Et, pour finir, ils ont tendance à agacer certaines marques, qui en ont marre de voir leur matériel bradé au détriment de leurs revendeurs historiques qui jouent le jeu des prix publics recommandés. Ainsi, Joyetech a décidé de reprendre les choses en main et de devenir plus exigeant sur la vente de ses eRoll (parce que certains de ces shops vendent tout de même, à leur décharge, du bon matériel).
Tout dernier point, par gourmandise, c’est la jungle. Si certains comparateurs de prix généralistes sont bien connus aujourd’hui, c’est parce qu’à l’époque où ils ont été créés, personne n’était certain que ça marcherait, et ils étaient peu nombreux à tenter l’aventure.

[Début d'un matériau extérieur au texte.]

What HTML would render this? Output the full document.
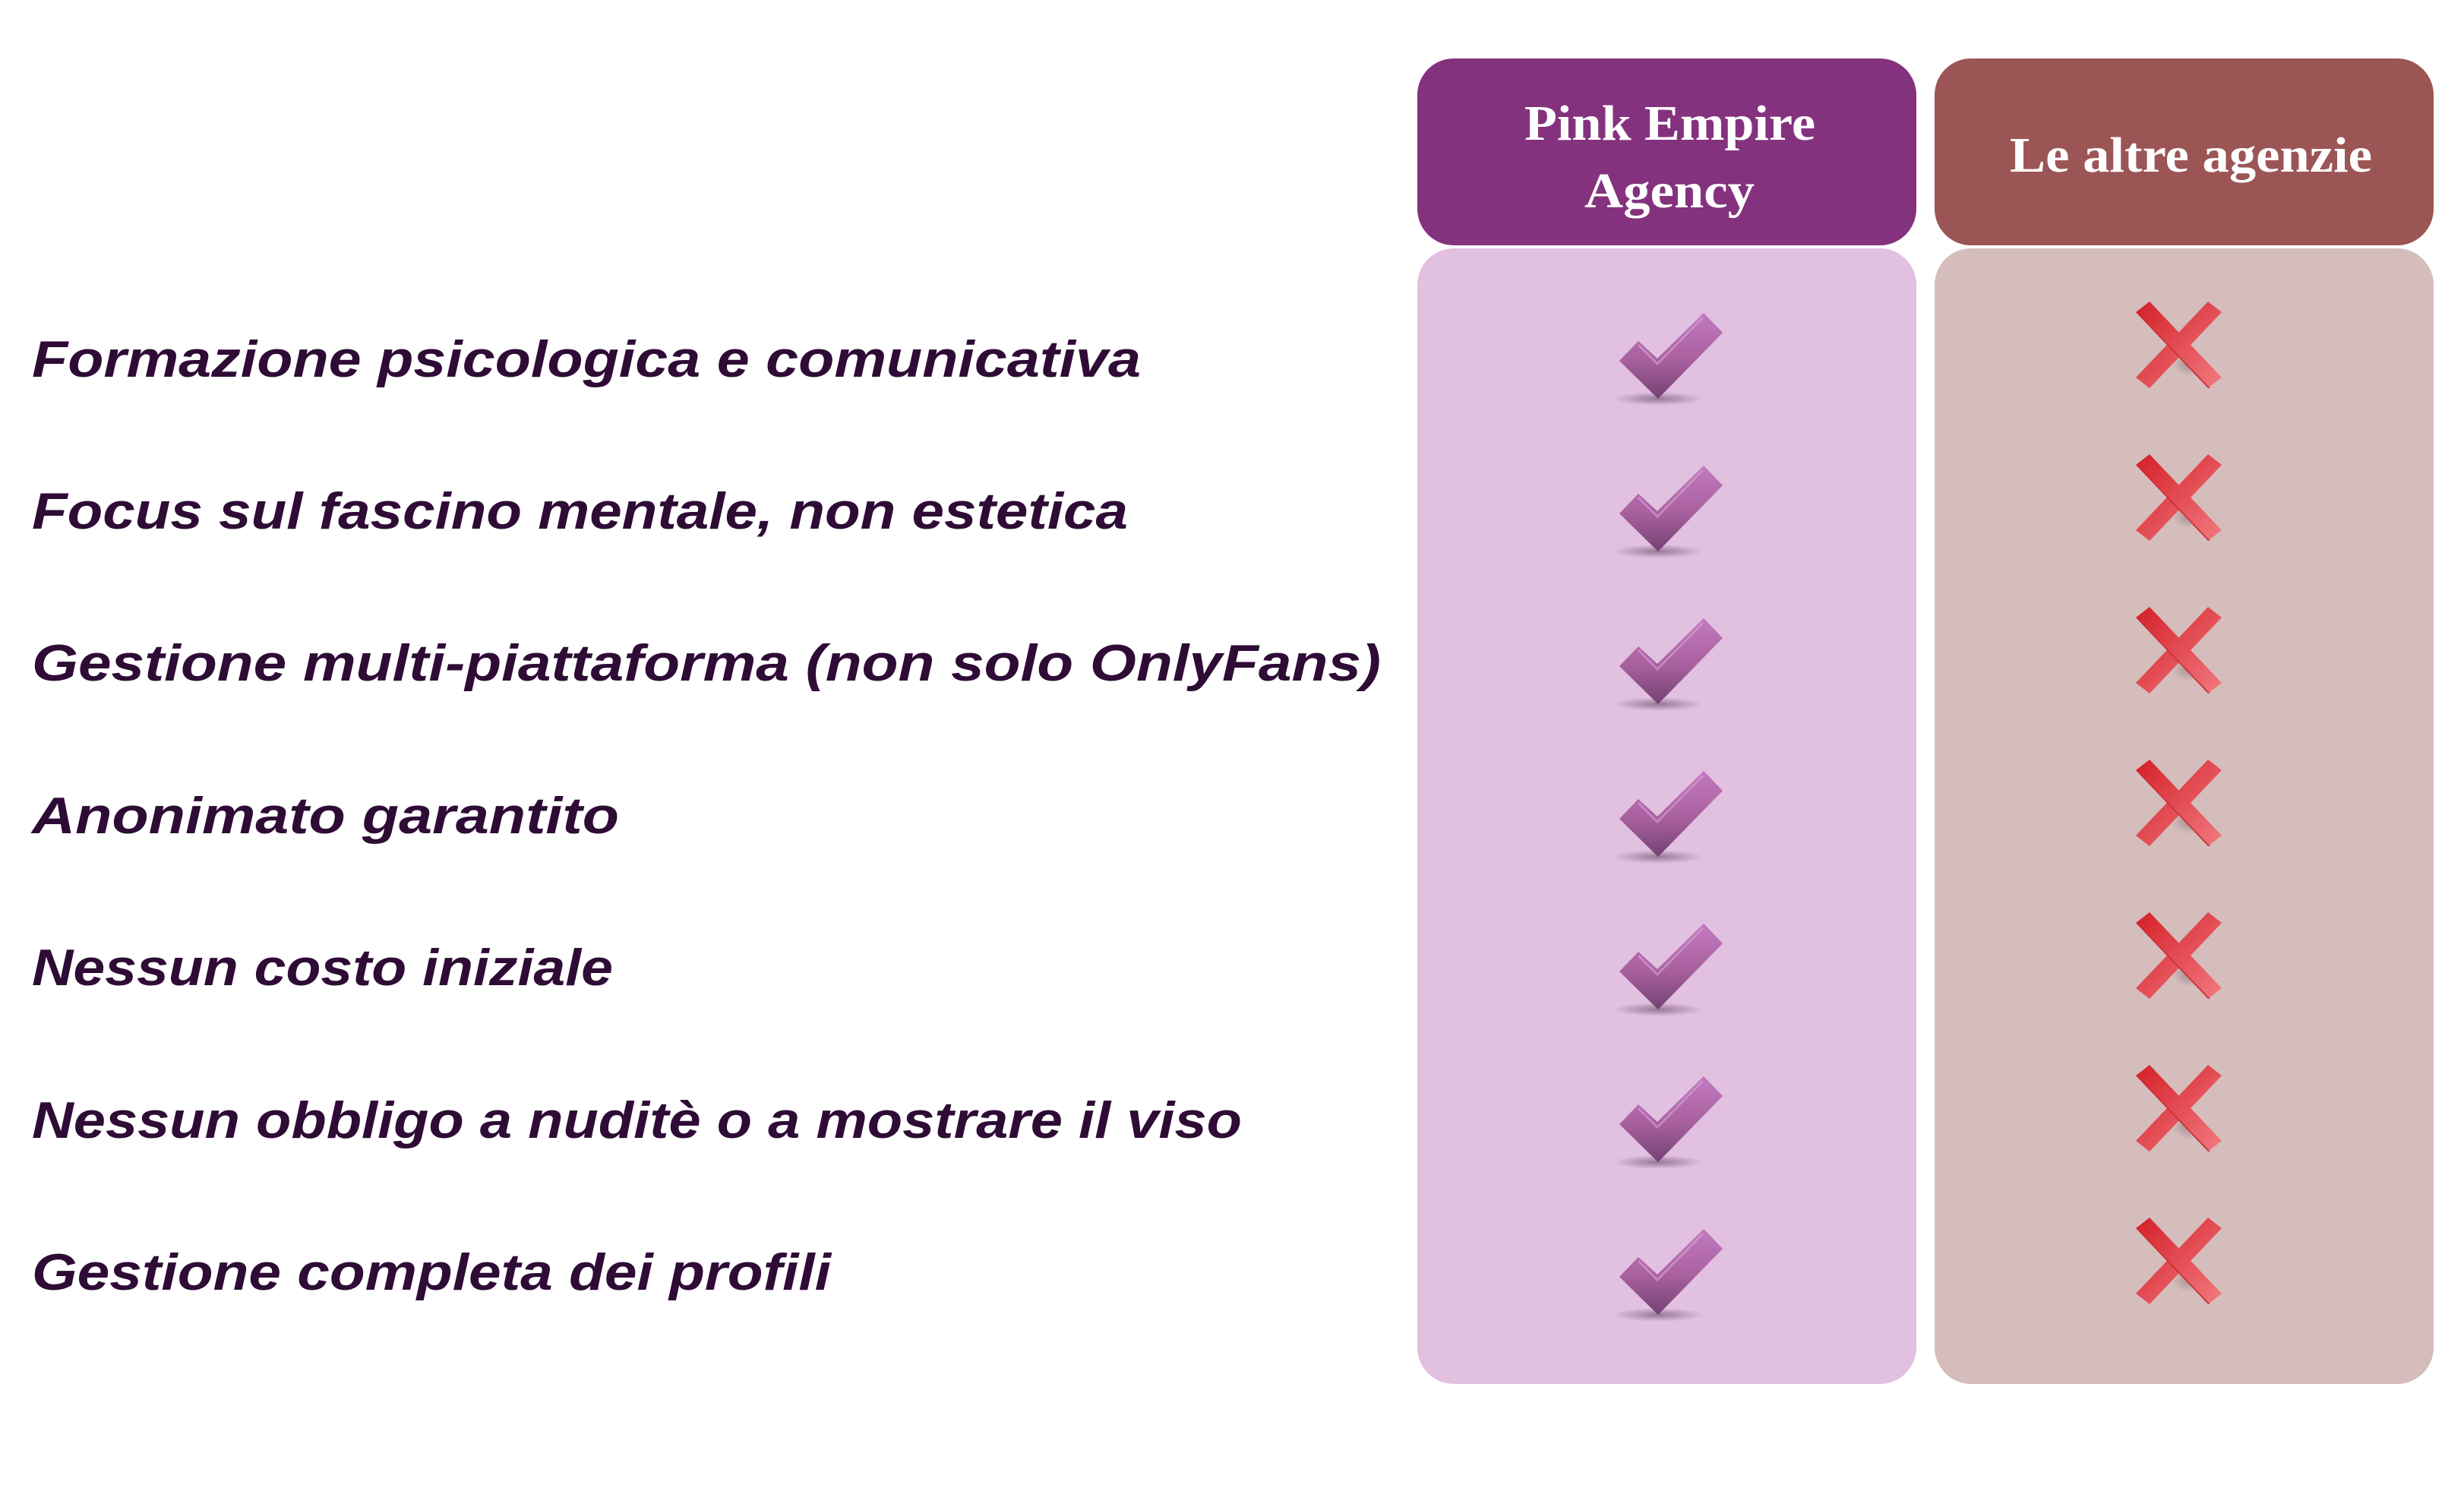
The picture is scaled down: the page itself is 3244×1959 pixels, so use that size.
<!DOCTYPE html>
<html><head><meta charset="utf-8"><style>
html,body{margin:0;padding:0;background:#fff;}
svg{display:block;}
</style></head><body>
<svg width="3244" height="1959" viewBox="0 0 3244 1959" xmlns="http://www.w3.org/2000/svg">
<defs>
<linearGradient id="ck" x1="0" y1="0" x2="0" y2="1">
<stop offset="0" stop-color="#c17abf"/><stop offset="0.55" stop-color="#a8609f"/><stop offset="1" stop-color="#734273"/>
</linearGradient>
<linearGradient id="cx" x1="0" y1="0" x2="1" y2="1">
<stop offset="0" stop-color="#d41f28"/><stop offset="1" stop-color="#f27a80"/>
</linearGradient>
<radialGradient id="sh"><stop offset="0" stop-color="#5a3a5a" stop-opacity="0.55"/><stop offset="1" stop-color="#5a3a5a" stop-opacity="0"/></radialGradient>
<radialGradient id="sh2"><stop offset="0" stop-color="#6a5a5a" stop-opacity="0.45"/><stop offset="1" stop-color="#6a5a5a" stop-opacity="0"/></radialGradient>
<g id="check">
<ellipse cx="51" cy="113" rx="60" ry="9" fill="url(#sh)"/>
<polygon points="0,63 25,37 50,60 111,0 136,26 51,113" fill="url(#ck)"/>
<polyline points="25,42 50,67 110,6" fill="none" stroke="#d9a0d6" stroke-width="3" opacity="0.6"/>
</g>
<g id="cross">
<ellipse cx="70" cy="82" rx="22" ry="16" fill="url(#sh2)"/>
<polygon points="0,14 18,0 113,100 95,114" fill="url(#cx)"/>
<polygon points="95,0 113,14 18,114 0,100" fill="url(#cx)"/>
<polygon points="0,14 5,18 98,114 95,114" fill="#b01820" opacity="0.6"/>
</g>
</defs>
<rect x="1866" y="77" width="657" height="246" rx="48" fill="#84327e"/>
<rect x="2547" y="77" width="657" height="246" rx="48" fill="#9c5555"/>
<rect x="1866" y="327" width="657" height="1495" rx="48" fill="#e2c0e0"/>
<rect x="2547" y="327" width="657" height="1495" rx="48" fill="#d5bdbc"/>
<g font-family="Liberation Serif, serif" font-weight="bold" font-size="66" fill="#fff">
<text x="2007" y="184" textLength="383" lengthAdjust="spacingAndGlyphs">Pink Empire</text>
<text x="2086" y="273" textLength="224" lengthAdjust="spacingAndGlyphs">Agency</text>
<text x="2646" y="226" textLength="477" lengthAdjust="spacingAndGlyphs">Le altre agenzie</text>
</g>
<g font-family="Liberation Sans, sans-serif" font-weight="bold" font-style="italic" font-size="68" fill="#2e0c35">
<text x="42" y="496" textLength="1460" lengthAdjust="spacingAndGlyphs">Formazione psicologica e comunicativa</text>
<text x="42" y="696" textLength="1443" lengthAdjust="spacingAndGlyphs">Focus sul fascino mentale, non estetica</text>
<text x="42" y="896" textLength="1776" lengthAdjust="spacingAndGlyphs">Gestione multi-piattaforma (non solo OnlyFans)</text>
<text x="42" y="1097" textLength="773" lengthAdjust="spacingAndGlyphs">Anonimato garantito</text>
<text x="42" y="1297" textLength="765" lengthAdjust="spacingAndGlyphs">Nessun costo iniziale</text>
<text x="42" y="1498" textLength="1593" lengthAdjust="spacingAndGlyphs">Nessun obbligo a nuditè o a mostrare il viso</text>
<text x="42" y="1698" textLength="1052" lengthAdjust="spacingAndGlyphs">Gestione completa dei profili</text>
</g>
<use href="#check" x="2132" y="412"/>
<use href="#check" x="2132" y="613"/>
<use href="#check" x="2132" y="814"/>
<use href="#check" x="2132" y="1015"/>
<use href="#check" x="2132" y="1216"/>
<use href="#check" x="2132" y="1417"/>
<use href="#check" x="2132" y="1618"/>
<use href="#cross" x="2812" y="397"/>
<use href="#cross" x="2812" y="598"/>
<use href="#cross" x="2812" y="799"/>
<use href="#cross" x="2812" y="1000"/>
<use href="#cross" x="2812" y="1201"/>
<use href="#cross" x="2812" y="1402"/>
<use href="#cross" x="2812" y="1603"/>
</svg>
</body></html>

Aujourd’hui, tout le monde sait le faire et regarde les Grands Anciens… Là ou il y a de place, à la rigueur, pour un comparateur de prix, ils sont une dizaine à se partager un marché rikiki, et se vampiriser les uns, les autres.
Je viens de voir un de mes articles cité dans le Monde et dans le Nouvel Observateur pour avoir prédit, il y a quelques mois, dans Funéraire Info, la fin des QR codes dans les cimetières. Je me demande qui me citera, dans quelques mois, alors qu’aujourd’hui, je l’affirme sur les comparateurs de prix dédiés à la e-cig : le bébé est mort-né.